Material
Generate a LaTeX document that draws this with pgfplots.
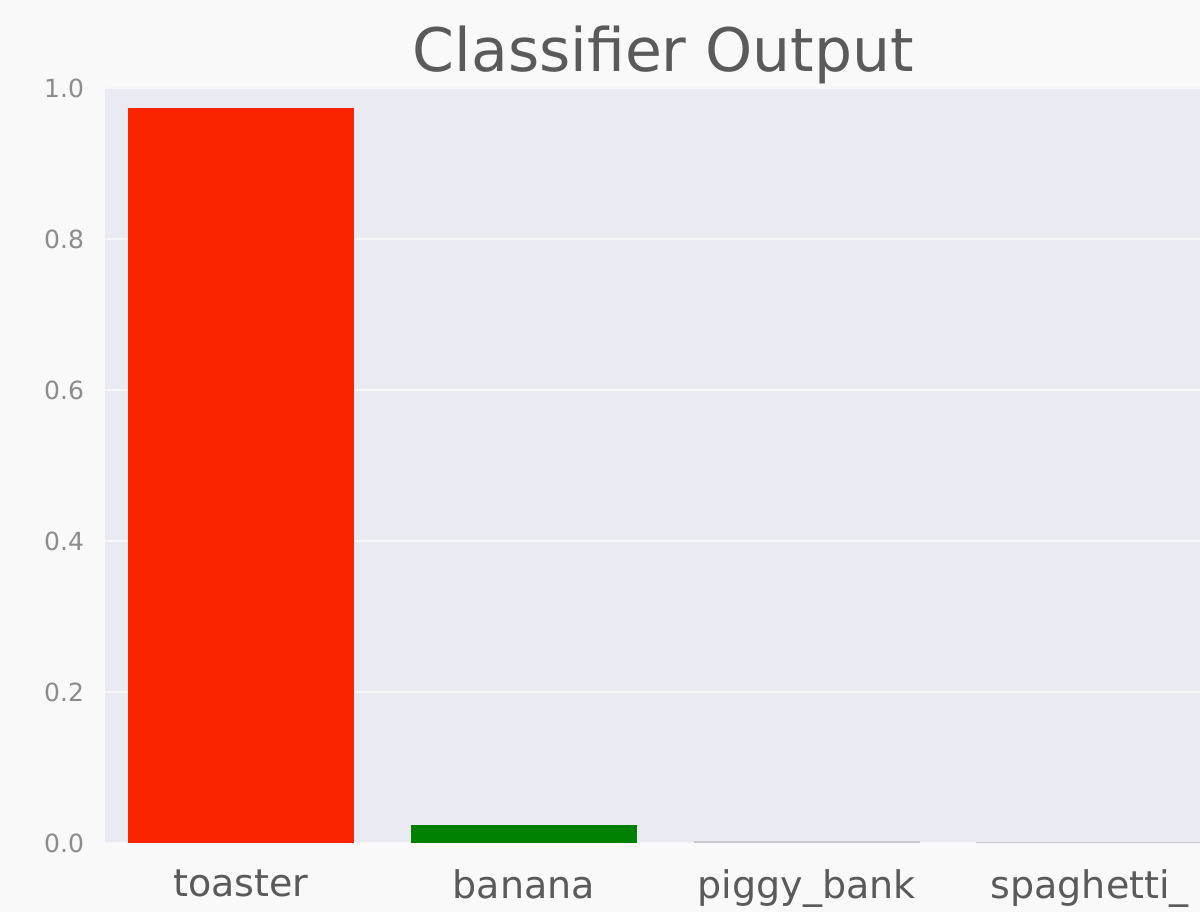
\documentclass[border=0pt]{standalone}
\usepackage{fontspec}
\setmainfont{DejaVu Sans}
\usepackage{pgfplots}
\pgfplotsset{compat=1.18}
\usetikzlibrary{backgrounds}

\definecolor{seabg}{RGB}{234,234,242}
\definecolor{figbg}{RGB}{249,249,250}
\definecolor{barred}{RGB}{250,36,0}
\definecolor{bargreen}{RGB}{0,128,0}
\definecolor{bargray}{RGB}{200,200,205}
\definecolor{tickgray}{RGB}{140,140,140}
\definecolor{labgray}{RGB}{90,90,90}

\begin{document}
\begin{tikzpicture}
  \begin{axis}[
    scale only axis,
    width=547.5pt, height=377.5pt,
    xmin=-0.48, xmax=3.39, ymin=0, ymax=1.0,
    axis background/.style={fill=seabg},
    axis line style={draw=none},
    major tick length=0pt,
    ymajorgrids, grid style={white!55!seabg, line width=1pt},
    ytick={0,0.2,0.4,0.6,0.8,1.0},
    /pgf/number format/assume math mode=true,
    yticklabel style={/pgf/number format/fixed, /pgf/number format/fixed zerofill,
      /pgf/number format/precision=1,
      font=\fontsize{12.5}{12.5}\selectfont, text=tickgray, xshift=-7pt},
    xtick={0,1,2,3},
    xticklabels={toaster,banana,piggy\_bank,spaghetti\_},
    xticklabel style={font=\fontsize{19}{19}\selectfont, text=labgray, yshift=-10pt},
    title={Classifier Output},
    title style={font=\fontsize{30}{30}\selectfont, text=labgray,
      at={(axis description cs:0.51,1)}, anchor=base, yshift=2pt},
    ybar, bar width=0.8, bar shift=0pt,
  ]
    \addplot[fill=barred, draw=none] coordinates {(0,0.973)};
    \addplot[fill=bargreen, draw=none] coordinates {(1,0.024)};
    \addplot[fill=bargray, draw=none] coordinates {(2,0.002)};
    \addplot[fill=bargray, draw=none] coordinates {(3,0.001)};
  \end{axis}
  \pgfresetboundingbox
  \begin{scope}[on background layer]
    \fill[figbg] ([shift={(-52.5pt,-34.5pt)}]current axis.south west)
      rectangle ([shift={(0pt,44pt)}]current axis.north east);
  \end{scope}
\end{tikzpicture}
\end{document}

What you should do
Write the full listing out again with every line unchanged, but include no pictures.

Written reply
Generate a LaTeX document that draws this with pgfplots.
\documentclass[border=0pt]{standalone}
\usepackage{fontspec}
\setmainfont{DejaVu Sans}
\usepackage{pgfplots}
\pgfplotsset{compat=1.18}
\usetikzlibrary{backgrounds}

\definecolor{seabg}{RGB}{234,234,242}
\definecolor{figbg}{RGB}{249,249,250}
\definecolor{barred}{RGB}{250,36,0}
\definecolor{bargreen}{RGB}{0,128,0}
\definecolor{bargray}{RGB}{200,200,205}
\definecolor{tickgray}{RGB}{140,140,140}
\definecolor{labgray}{RGB}{90,90,90}

\begin{document}
\begin{tikzpicture}
  \begin{axis}[
    scale only axis,
    width=547.5pt, height=377.5pt,
    xmin=-0.48, xmax=3.39, ymin=0, ymax=1.0,
    axis background/.style={fill=seabg},
    axis line style={draw=none},
    major tick length=0pt,
    ymajorgrids, grid style={white!55!seabg, line width=1pt},
    ytick={0,0.2,0.4,0.6,0.8,1.0},
    /pgf/number format/assume math mode=true,
    yticklabel style={/pgf/number format/fixed, /pgf/number format/fixed zerofill,
      /pgf/number format/precision=1,
      font=\fontsize{12.5}{12.5}\selectfont, text=tickgray, xshift=-7pt},
    xtick={0,1,2,3},
    xticklabels={toaster,banana,piggy\_bank,spaghetti\_},
    xticklabel style={font=\fontsize{19}{19}\selectfont, text=labgray, yshift=-10pt},
    title={Classifier Output},
    title style={font=\fontsize{30}{30}\selectfont, text=labgray,
      at={(axis description cs:0.51,1)}, anchor=base, yshift=2pt},
    ybar, bar width=0.8, bar shift=0pt,
  ]
    \addplot[fill=barred, draw=none] coordinates {(0,0.973)};
    \addplot[fill=bargreen, draw=none] coordinates {(1,0.024)};
    \addplot[fill=bargray, draw=none] coordinates {(2,0.002)};
    \addplot[fill=bargray, draw=none] coordinates {(3,0.001)};
  \end{axis}
  \pgfresetboundingbox
  \begin{scope}[on background layer]
    \fill[figbg] ([shift={(-52.5pt,-34.5pt)}]current axis.south west)
      rectangle ([shift={(0pt,44pt)}]current axis.north east);
  \end{scope}
\end{tikzpicture}
\end{document}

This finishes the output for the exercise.